Directions for this task —
Print exactly the lines below between the line containing "Clone this chart" and the line containing "const barrelAvg = [23600, 23500, 23580, 23580];", counting both of those lines. Leave pictures out.

Supplied records —

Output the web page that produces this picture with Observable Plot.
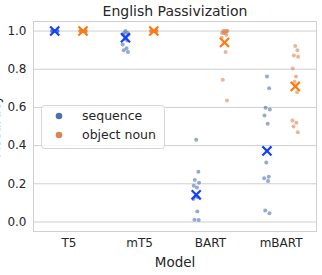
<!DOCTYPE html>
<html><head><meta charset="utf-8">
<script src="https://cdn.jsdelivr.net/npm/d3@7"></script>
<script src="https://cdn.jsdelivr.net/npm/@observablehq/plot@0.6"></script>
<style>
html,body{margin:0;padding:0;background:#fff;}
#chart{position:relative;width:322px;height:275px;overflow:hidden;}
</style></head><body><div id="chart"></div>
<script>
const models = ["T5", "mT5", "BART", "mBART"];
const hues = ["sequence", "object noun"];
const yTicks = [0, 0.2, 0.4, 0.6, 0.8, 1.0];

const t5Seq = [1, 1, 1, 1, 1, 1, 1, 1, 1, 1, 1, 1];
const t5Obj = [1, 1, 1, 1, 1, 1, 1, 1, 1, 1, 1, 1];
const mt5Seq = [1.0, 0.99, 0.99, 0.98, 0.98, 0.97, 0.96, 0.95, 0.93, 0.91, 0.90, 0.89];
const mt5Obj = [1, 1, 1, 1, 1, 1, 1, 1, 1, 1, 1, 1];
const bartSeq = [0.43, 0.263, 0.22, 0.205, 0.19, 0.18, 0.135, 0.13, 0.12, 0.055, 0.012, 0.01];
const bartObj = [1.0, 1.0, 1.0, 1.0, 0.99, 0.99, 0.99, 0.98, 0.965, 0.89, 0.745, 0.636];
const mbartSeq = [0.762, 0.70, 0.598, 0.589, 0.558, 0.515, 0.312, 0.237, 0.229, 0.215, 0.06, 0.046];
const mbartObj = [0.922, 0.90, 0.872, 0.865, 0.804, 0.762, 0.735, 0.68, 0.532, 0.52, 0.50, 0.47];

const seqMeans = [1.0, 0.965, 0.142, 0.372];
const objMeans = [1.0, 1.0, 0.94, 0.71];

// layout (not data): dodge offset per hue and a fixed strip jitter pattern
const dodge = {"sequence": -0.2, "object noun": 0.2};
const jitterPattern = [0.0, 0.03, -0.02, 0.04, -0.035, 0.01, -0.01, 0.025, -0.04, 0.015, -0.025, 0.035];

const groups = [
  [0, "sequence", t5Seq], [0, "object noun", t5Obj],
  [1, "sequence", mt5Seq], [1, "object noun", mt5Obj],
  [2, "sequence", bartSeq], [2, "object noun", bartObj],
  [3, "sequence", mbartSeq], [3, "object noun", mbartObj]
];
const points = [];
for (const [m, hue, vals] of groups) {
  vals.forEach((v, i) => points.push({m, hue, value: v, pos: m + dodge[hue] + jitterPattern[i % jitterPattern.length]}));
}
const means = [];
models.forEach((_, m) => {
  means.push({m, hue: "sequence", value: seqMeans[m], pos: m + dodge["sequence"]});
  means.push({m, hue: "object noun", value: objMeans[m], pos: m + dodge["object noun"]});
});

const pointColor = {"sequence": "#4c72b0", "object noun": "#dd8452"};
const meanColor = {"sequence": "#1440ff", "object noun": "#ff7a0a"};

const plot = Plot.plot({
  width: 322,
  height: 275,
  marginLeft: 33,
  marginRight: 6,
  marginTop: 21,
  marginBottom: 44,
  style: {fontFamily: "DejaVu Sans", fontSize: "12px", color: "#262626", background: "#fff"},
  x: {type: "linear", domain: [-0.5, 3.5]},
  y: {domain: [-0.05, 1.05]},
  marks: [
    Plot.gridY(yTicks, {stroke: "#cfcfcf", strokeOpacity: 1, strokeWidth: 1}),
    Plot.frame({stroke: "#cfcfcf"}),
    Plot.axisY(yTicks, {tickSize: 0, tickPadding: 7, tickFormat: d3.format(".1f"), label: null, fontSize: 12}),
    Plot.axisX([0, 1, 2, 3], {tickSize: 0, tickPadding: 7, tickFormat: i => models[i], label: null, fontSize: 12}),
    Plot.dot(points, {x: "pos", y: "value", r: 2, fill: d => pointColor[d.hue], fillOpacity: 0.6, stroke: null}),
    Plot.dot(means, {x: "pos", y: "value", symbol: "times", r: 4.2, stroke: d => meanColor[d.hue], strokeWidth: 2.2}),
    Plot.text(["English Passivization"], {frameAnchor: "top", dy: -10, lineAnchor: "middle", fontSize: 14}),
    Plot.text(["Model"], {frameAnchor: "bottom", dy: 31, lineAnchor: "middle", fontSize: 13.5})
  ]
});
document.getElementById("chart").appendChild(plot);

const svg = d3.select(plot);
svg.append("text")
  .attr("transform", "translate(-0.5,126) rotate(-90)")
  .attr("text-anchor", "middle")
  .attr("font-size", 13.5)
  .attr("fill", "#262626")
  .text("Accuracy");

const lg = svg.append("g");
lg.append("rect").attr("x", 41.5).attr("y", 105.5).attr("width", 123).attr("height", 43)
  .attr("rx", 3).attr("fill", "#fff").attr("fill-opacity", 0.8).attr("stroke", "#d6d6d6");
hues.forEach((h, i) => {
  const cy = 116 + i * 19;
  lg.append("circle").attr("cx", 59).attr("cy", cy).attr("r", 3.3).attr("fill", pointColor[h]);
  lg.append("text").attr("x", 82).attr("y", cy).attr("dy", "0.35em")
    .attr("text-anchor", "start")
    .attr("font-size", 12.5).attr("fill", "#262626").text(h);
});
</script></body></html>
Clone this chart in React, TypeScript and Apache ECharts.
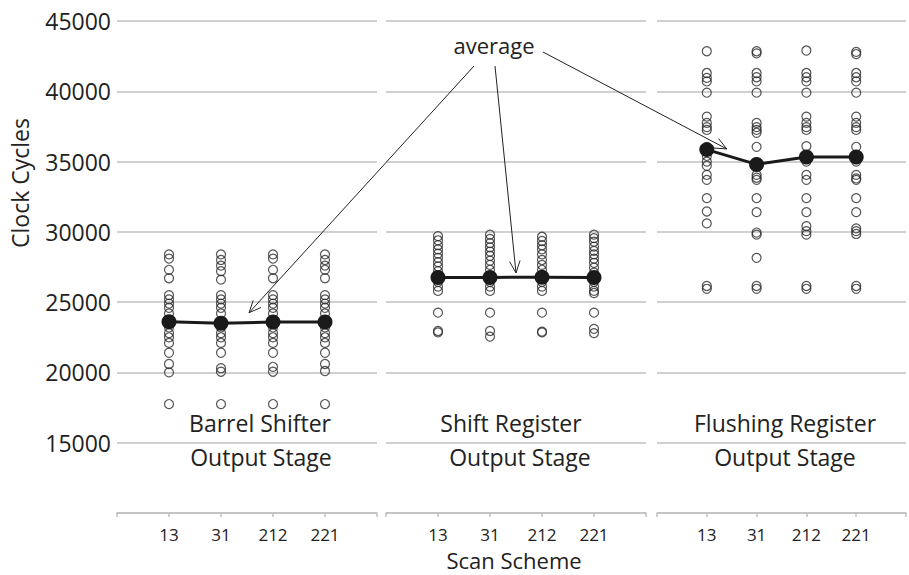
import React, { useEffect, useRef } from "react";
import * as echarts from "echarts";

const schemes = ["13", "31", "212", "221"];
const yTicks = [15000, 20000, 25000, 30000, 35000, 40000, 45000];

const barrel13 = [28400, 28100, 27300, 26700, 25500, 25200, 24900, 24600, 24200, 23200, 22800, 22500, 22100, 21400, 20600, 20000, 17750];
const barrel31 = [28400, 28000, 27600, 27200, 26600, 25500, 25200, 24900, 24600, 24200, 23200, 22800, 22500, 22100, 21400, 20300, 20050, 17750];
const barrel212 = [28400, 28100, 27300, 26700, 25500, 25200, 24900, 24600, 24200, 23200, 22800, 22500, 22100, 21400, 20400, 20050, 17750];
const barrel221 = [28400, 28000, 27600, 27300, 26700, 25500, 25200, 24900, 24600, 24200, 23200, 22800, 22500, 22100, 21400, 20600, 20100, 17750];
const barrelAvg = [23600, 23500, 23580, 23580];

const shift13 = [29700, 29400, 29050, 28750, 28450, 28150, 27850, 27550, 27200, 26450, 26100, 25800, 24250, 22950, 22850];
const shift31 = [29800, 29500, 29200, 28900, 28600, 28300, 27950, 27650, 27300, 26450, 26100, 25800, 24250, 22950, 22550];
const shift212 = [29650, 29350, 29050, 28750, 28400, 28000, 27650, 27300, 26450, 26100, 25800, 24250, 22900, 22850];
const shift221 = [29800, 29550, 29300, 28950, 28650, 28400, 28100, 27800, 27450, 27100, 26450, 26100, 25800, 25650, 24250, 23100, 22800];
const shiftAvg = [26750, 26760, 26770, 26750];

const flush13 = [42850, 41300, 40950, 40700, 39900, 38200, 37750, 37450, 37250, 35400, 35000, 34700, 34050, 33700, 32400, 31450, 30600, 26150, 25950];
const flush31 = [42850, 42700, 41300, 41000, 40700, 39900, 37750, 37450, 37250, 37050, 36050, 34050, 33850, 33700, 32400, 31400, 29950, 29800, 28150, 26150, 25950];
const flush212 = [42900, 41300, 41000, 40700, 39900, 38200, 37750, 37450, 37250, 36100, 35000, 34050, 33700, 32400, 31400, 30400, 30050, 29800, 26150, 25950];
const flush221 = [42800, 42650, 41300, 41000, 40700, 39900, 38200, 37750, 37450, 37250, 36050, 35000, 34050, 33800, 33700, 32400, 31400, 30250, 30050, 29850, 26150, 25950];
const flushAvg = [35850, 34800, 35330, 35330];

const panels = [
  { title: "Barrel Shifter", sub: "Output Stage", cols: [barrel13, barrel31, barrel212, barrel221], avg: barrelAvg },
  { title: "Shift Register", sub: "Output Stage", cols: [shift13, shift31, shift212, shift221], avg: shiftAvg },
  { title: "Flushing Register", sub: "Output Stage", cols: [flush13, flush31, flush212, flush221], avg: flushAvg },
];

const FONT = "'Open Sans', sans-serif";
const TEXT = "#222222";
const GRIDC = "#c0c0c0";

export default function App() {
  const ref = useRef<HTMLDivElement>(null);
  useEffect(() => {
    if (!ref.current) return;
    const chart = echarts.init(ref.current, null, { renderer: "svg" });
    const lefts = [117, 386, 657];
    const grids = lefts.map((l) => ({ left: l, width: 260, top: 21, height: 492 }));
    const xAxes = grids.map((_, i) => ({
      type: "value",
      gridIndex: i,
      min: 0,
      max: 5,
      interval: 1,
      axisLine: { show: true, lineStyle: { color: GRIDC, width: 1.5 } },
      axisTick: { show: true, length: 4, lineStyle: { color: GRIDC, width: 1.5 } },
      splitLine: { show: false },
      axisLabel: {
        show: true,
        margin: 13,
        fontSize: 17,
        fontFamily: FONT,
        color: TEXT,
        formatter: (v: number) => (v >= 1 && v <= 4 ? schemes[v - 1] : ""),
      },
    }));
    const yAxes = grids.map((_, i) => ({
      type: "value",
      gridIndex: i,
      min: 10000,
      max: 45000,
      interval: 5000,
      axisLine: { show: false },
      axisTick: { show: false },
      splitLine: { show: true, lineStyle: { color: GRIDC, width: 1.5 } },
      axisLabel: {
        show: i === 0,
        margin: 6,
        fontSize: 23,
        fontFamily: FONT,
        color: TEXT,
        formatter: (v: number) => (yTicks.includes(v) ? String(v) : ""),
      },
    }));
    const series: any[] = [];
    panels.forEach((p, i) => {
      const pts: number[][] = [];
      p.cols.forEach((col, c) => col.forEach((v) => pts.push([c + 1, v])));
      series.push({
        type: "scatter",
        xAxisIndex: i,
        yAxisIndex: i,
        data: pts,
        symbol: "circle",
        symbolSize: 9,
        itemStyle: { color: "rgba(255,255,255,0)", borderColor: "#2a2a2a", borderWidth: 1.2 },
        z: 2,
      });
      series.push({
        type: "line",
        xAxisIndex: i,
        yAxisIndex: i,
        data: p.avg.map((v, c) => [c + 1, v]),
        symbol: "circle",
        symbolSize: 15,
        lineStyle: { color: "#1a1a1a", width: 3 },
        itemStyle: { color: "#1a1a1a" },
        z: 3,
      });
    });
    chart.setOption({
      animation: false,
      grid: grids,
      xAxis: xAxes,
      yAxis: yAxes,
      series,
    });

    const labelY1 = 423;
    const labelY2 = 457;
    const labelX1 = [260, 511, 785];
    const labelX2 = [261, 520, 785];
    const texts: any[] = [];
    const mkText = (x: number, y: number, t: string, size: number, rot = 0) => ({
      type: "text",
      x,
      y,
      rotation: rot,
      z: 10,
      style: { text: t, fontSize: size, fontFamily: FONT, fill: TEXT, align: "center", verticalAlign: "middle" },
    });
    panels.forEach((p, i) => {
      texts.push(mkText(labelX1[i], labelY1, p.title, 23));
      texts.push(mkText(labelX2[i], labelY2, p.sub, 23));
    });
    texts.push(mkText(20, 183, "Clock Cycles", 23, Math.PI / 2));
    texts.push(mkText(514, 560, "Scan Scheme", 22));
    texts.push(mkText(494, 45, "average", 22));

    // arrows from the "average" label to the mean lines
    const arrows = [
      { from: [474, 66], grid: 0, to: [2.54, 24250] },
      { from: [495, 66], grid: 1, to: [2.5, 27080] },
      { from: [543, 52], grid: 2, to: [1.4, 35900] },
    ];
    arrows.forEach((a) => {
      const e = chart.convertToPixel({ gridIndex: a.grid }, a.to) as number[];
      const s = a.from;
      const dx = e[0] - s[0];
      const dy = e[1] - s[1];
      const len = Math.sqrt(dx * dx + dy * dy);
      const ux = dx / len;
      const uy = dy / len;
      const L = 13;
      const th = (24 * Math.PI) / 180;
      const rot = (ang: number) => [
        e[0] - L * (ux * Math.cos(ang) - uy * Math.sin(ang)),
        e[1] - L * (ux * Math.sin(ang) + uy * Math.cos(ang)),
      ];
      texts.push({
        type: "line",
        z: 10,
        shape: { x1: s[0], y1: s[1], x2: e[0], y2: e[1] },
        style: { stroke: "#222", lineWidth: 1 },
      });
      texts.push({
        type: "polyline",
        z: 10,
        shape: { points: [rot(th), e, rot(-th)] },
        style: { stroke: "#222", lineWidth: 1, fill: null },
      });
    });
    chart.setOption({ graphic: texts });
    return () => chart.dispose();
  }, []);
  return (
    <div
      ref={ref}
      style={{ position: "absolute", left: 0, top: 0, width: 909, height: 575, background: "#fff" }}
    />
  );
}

Answer for this exercise —
Clone this chart in React, TypeScript and Apache ECharts.
import React, { useEffect, useRef } from "react";
import * as echarts from "echarts";

const schemes = ["13", "31", "212", "221"];
const yTicks = [15000, 20000, 25000, 30000, 35000, 40000, 45000];

const barrel13 = [28400, 28100, 27300, 26700, 25500, 25200, 24900, 24600, 24200, 23200, 22800, 22500, 22100, 21400, 20600, 20000, 17750];
const barrel31 = [28400, 28000, 27600, 27200, 26600, 25500, 25200, 24900, 24600, 24200, 23200, 22800, 22500, 22100, 21400, 20300, 20050, 17750];
const barrel212 = [28400, 28100, 27300, 26700, 25500, 25200, 24900, 24600, 24200, 23200, 22800, 22500, 22100, 21400, 20400, 20050, 17750];
const barrel221 = [28400, 28000, 27600, 27300, 26700, 25500, 25200, 24900, 24600, 24200, 23200, 22800, 22500, 22100, 21400, 20600, 20100, 17750];
const barrelAvg = [23600, 23500, 23580, 23580];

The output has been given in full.